In December 2024, the Company entered into an agreement with a vendor for the purchase of equipment wherein the Company will make quarterly installment payments of $0.8 million during 2026. The $1.4 million present value of these payments is included within 'Noncurrent liabilities' in the Condensed Consolidated Balance Sheets, while the first two payments of $1.6 million, due within one year, are recorded within accounts payable and other accrued expenses as of June 30, 2025. The $2.8 million present value of payments is reflected within noncurrent liabilities at December 31, 2024 in the Condensed Consolidated Balance Sheets.
Indemnification
The Company sells products to its distributors under contracts, collectively referred to as Distributor Sales Agreements (“DSAs”). Each DSA contains the relevant terms of the contractual arrangement with the distributor, and generally includes certain provisions for indemnifying the distributor against losses, expenses, and liabilities from damages that may be awarded against the distributor in the event the Company’s products are found to infringe upon a patent, copyright, trademark, or other proprietary right of a third party (Customer Indemnification). The DSA generally limits the scope of and remedies for the Customer Indemnification obligations in a variety of industry-standard respects, including, but not limited to, limitations based on time and geography, and a right to replace an infringing product. The Company also, from time to time, has granted a specific indemnification right to individual customers.

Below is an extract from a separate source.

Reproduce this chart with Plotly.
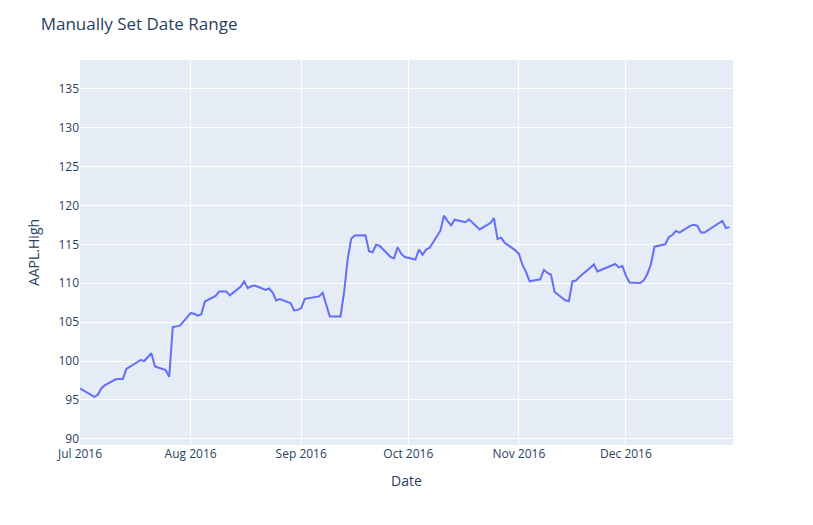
import pandas as pd
import plotly.graph_objects as go

dates = [
    "2016-07-01", "2016-07-05", "2016-07-06", "2016-07-07", "2016-07-08",
    "2016-07-11", "2016-07-12", "2016-07-13", "2016-07-14", "2016-07-15",
    "2016-07-18", "2016-07-19", "2016-07-20", "2016-07-21", "2016-07-22",
    "2016-07-25", "2016-07-26", "2016-07-27", "2016-07-28", "2016-07-29",
    "2016-08-01", "2016-08-02", "2016-08-03", "2016-08-04", "2016-08-05",
    "2016-08-08", "2016-08-09", "2016-08-10", "2016-08-11", "2016-08-12",
    "2016-08-15", "2016-08-16", "2016-08-17", "2016-08-18", "2016-08-19",
    "2016-08-22", "2016-08-23", "2016-08-24", "2016-08-25", "2016-08-26",
    "2016-08-29", "2016-08-30", "2016-08-31",
    "2016-09-01", "2016-09-02", "2016-09-06", "2016-09-07", "2016-09-08",
    "2016-09-09", "2016-09-12", "2016-09-13", "2016-09-14", "2016-09-15",
    "2016-09-16", "2016-09-19", "2016-09-20", "2016-09-21", "2016-09-22",
    "2016-09-23", "2016-09-26", "2016-09-27", "2016-09-28", "2016-09-29",
    "2016-09-30",
    "2016-10-03", "2016-10-04", "2016-10-05", "2016-10-06", "2016-10-07",
    "2016-10-10", "2016-10-11", "2016-10-12", "2016-10-13", "2016-10-14",
    "2016-10-17", "2016-10-18", "2016-10-19", "2016-10-20", "2016-10-21",
    "2016-10-24", "2016-10-25", "2016-10-26", "2016-10-27", "2016-10-28",
    "2016-10-31",
    "2016-11-01", "2016-11-02", "2016-11-03", "2016-11-04", "2016-11-07",
    "2016-11-08", "2016-11-09", "2016-11-10", "2016-11-11", "2016-11-14",
    "2016-11-15", "2016-11-16", "2016-11-17", "2016-11-18", "2016-11-21",
    "2016-11-22", "2016-11-23", "2016-11-25", "2016-11-28", "2016-11-29",
    "2016-11-30",
    "2016-12-01", "2016-12-02", "2016-12-05", "2016-12-06", "2016-12-07",
    "2016-12-08", "2016-12-09", "2016-12-12", "2016-12-13", "2016-12-14",
    "2016-12-15", "2016-12-16", "2016-12-19", "2016-12-20", "2016-12-21",
    "2016-12-22", "2016-12-23", "2016-12-27", "2016-12-28", "2016-12-29",
    "2016-12-30",
]

aapl_high = [
    96.47, 95.40, 95.66, 96.50, 96.89,
    97.65, 97.67, 97.67, 98.99, 99.30,
    100.13, 100.00, 100.46, 101.00, 99.30,
    98.84, 97.97, 104.35, 104.45, 104.55,
    106.15, 106.07, 105.84, 106.00, 107.65,
    108.37, 108.94, 108.90, 108.93, 108.44,
    109.54, 110.23, 109.37, 109.60, 109.69,
    109.15, 109.32, 108.79, 107.79, 107.95,
    107.44, 106.50, 106.57,
    106.80, 108.00, 108.30, 108.76, 107.27,
    105.72, 105.72, 108.79, 113.03, 115.73,
    116.13, 116.18, 114.12, 113.99, 114.94,
    114.79, 113.39, 113.18, 114.64, 113.80,
    113.37,
    113.05, 114.31, 113.66, 114.34, 114.56,
    116.75, 118.69, 117.98, 117.44, 118.17,
    117.84, 118.21, 117.76, 117.38, 116.91,
    117.74, 118.36, 115.70, 115.86, 115.21,
    114.23,
    113.77, 112.35, 111.46, 110.25, 110.51,
    111.72, 111.32, 111.09, 108.87, 107.81,
    107.68, 110.23, 110.35, 110.82, 111.99,
    112.42, 111.51, 111.87, 112.47, 112.03,
    112.20,
    110.94, 110.09, 110.03, 110.36, 111.19,
    112.43, 114.70, 115.00, 115.92, 116.20,
    116.73, 116.50, 117.38, 117.50, 117.40,
    116.52, 116.52, 117.80, 118.02, 117.11,
    117.20,
]

df = pd.DataFrame({"Date": pd.to_datetime(dates), "AAPL.High": aapl_high})

fig = go.Figure()
fig.add_trace(go.Scatter(x=df["Date"], y=df["AAPL.High"], mode="lines",
                         line=dict(color="#636efa", width=2)))
fig.update_layout(
    title="Manually Set Date Range",
    width=813, height=525,
    margin=dict(t=60, l=80, r=80, b=80),
    xaxis_title="Date",
    yaxis_title="AAPL.High",
    xaxis_range=["2016-07-01", "2016-12-31"],
    yaxis_range=[89.2, 138.7],
)
# drop the browser's default 8px body margin so the figure sits at the window corner
fig.write_html("out.html", config={"displayModeBar": False},
               post_script="document.body.style.margin='0';")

The Company believes its internal development processes and other policies and practices limit its exposure related to such indemnifications. In addition, the Company requires its employees to sign a proprietary information and inventions agreement, which assigns the rights to its employees’ development work to the Company. To date, the Company has not had to reimburse any of its distributors or end customers for any losses related to these indemnifications and no material claims were outstanding as of June 30, 2025. For several reasons, including the lack of prior indemnification claims and the lack of a monetary liability limit for certain infringement cases, the Company cannot determine the maximum amount of potential future payments, if any, related to such indemnifications.
Release and license agreement
In March 2023, the Company entered into a Release and License Agreement (the “Agreement”) with a university. The Agreement stipulates the Company pay the university a total of $1.0 million over a period of three years, with the final payment by March 1, 2026. The agreement licenses the Company to sell certain products covered by a patent owned by the university, subject to the Company paying a royalty fee on revenues from covered products sold during the term. Based on an indemnity agreement entered into in connection with the Company’s acquisition of GeneSiC Semiconductor Inc. in August 2022, the Company expects to be indemnified by the sellers in that transaction for the royalty amounts up to approximately $1.0 million. The total amount of accrued royalty was $2.0 million included in “Accounts payable and other accrued expenses” and $1.8 million and is included in “Accounts payable and other accrued expenses” and “Noncurrent liabilities” as of June 30, 2025 and December 31, 2024, respectively.
Legal proceedings and contingencies
From time to time in the ordinary course of business, the Company may become involved in lawsuits, or end customers, distributors, suppliers or other third parties may make claims against the Company. The Company makes a provision for a liability when it is both probable that a liability has been incurred and the amount of the loss can be reasonably estimated. The Company is not currently subject to any pending actions or regulatory proceedings that either individually or in the aggregate are expected to have a material impact on its condensed consolidated financial statements.